From the News Sentinel
After four days of testimony and five hours of deliberations, a federal jury served up one felony conviction for state Rep. Joe Armstrong on filing a false tax return and an acquittal on two other related felonies.
Armstrong, a 28-year veteran of the Legislature who just last week won his unopposed Democrat primary race, faces a maximum of three years in prison on the false tax return count, but sentencing guidelines likely will be lower.
The jury acquitted Armstrong of conspiring with his accountant, Charles Stivers, to defraud the IRS by hiding his windfall from a sin tax hike through Stivers’ investment firm and of evading taxes, which, unlike the false return charge, required a “willful,” or deliberate act.
Assistant U.S. Attorney Charles Atchley Jr. said he will seek a prison term for Armstrong. Senior U.S. District Judge Thomas Phillips set a Nov. 30 sentencing hearing. Armstrong remains free under previous terms of his release.
Armstrong and defense attorney Gregory P. Isaacs left U.S. District Court following the verdict’s announcement and did not take questions.
Armstrong made roughly $321,000 when he used Knoxville tobacco wholesaler Tru Wholesale to buy cigarette tax stamps for him at the 2006 rate of 20 cents per pack and then sell them after a 42-cent hike went into effect in 2007. Armstrong voted for the tax hike.
It was not a crime for the lawmaker to profit from a law on which he voted, nor was it a crime for Tru Wholesale owners Boyd Wyatt and Roger Cox to cut Armstrong in on the deal to hoard tax stamps until the hike went into effect. Hiding the money from the IRS, however, is criminal.

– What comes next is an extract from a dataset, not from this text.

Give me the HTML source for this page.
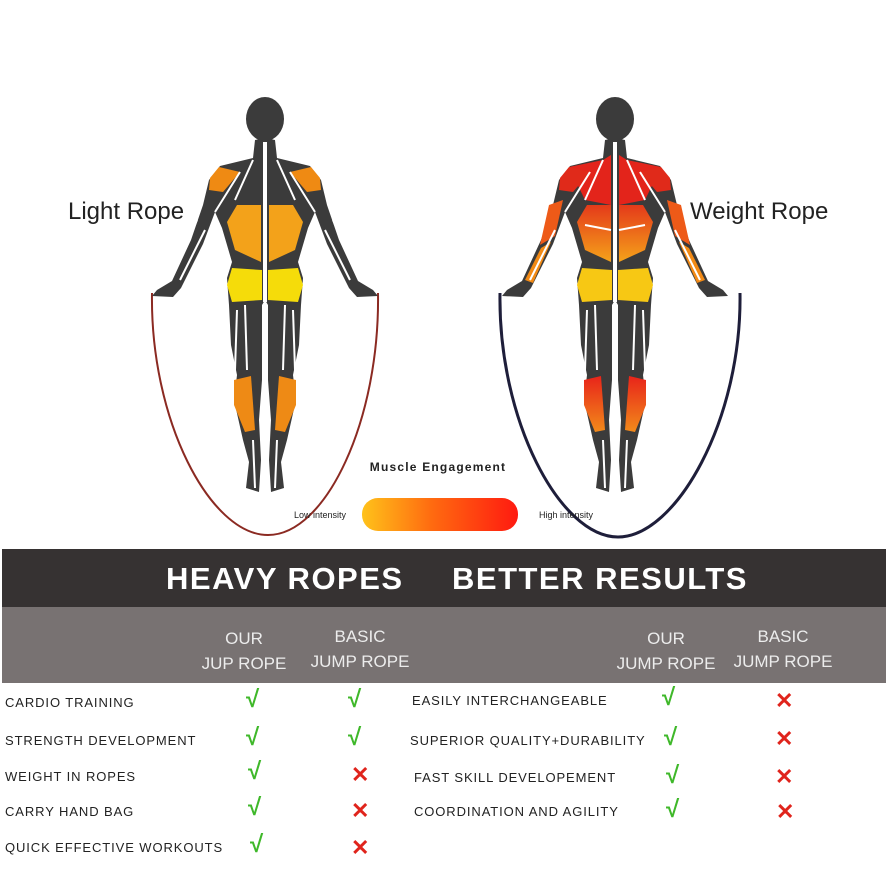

Atchley said he could not speculate on why jurors acquitted Armstrong in the conspiracy and evading counts, which both carried maximum five-year prison terms. But the key witness to Armstrong’s alleged willfulness to conspire to cheat the IRS and evade taxes was Stivers, who turned out to be a thief and a liar who stumbled on the witness stand several times under cross-examination, pausing for long periods before conceding he told a series of lies as the probe developed.
The false tax return charge rested more on the fact that Armstrong did not list the windfall on his return than any deliberate evasion.
Atchley said authorities first linked Armstrong to the case during an IRS audit of tobacco companies. Testimony showed agents first confronted Stivers, who lied about the source of the money his firm paid Armstrong, in October 2013. The U.S. attorney’s office sent Armstrong a target letter, notifying him of the IRS probe and his role as a suspect, in December 2013. Armstrong has consistently denied he plotted to evade his taxes.
…A felony conviction disqualifies Armstrong, who ran unopposed in Thursday’s Democratic primary, from seeking office, and the local Democratic Party has 40 days before the Nov. 8 election to nominate a new candidate, said Adam Ghassemi, spokesman for Tennessee Secretary of State Tre Hargett.
That gives local Democrats until noon on Sept. 29, which Knox County Democratic Party Chairman Cameron Brooks called “a good amount of time.”
“The folks that need to get together in the party will do what we need to do,” Brooks said Monday after the verdict. “The only thing I’ll say, with it all coming back pretty fast, is I just feel for Joe and his family. He is in my thoughts and prayers. “He’d been a good advocate for our community and everyone makes mistakes, I’ll let the verdict speak for itself.”
Isaacs said in a statement: “Rep. Armstrong wants to thank his family friends and constituents for their prayers and support. Rep Armstrong is currently evaluating all his options.”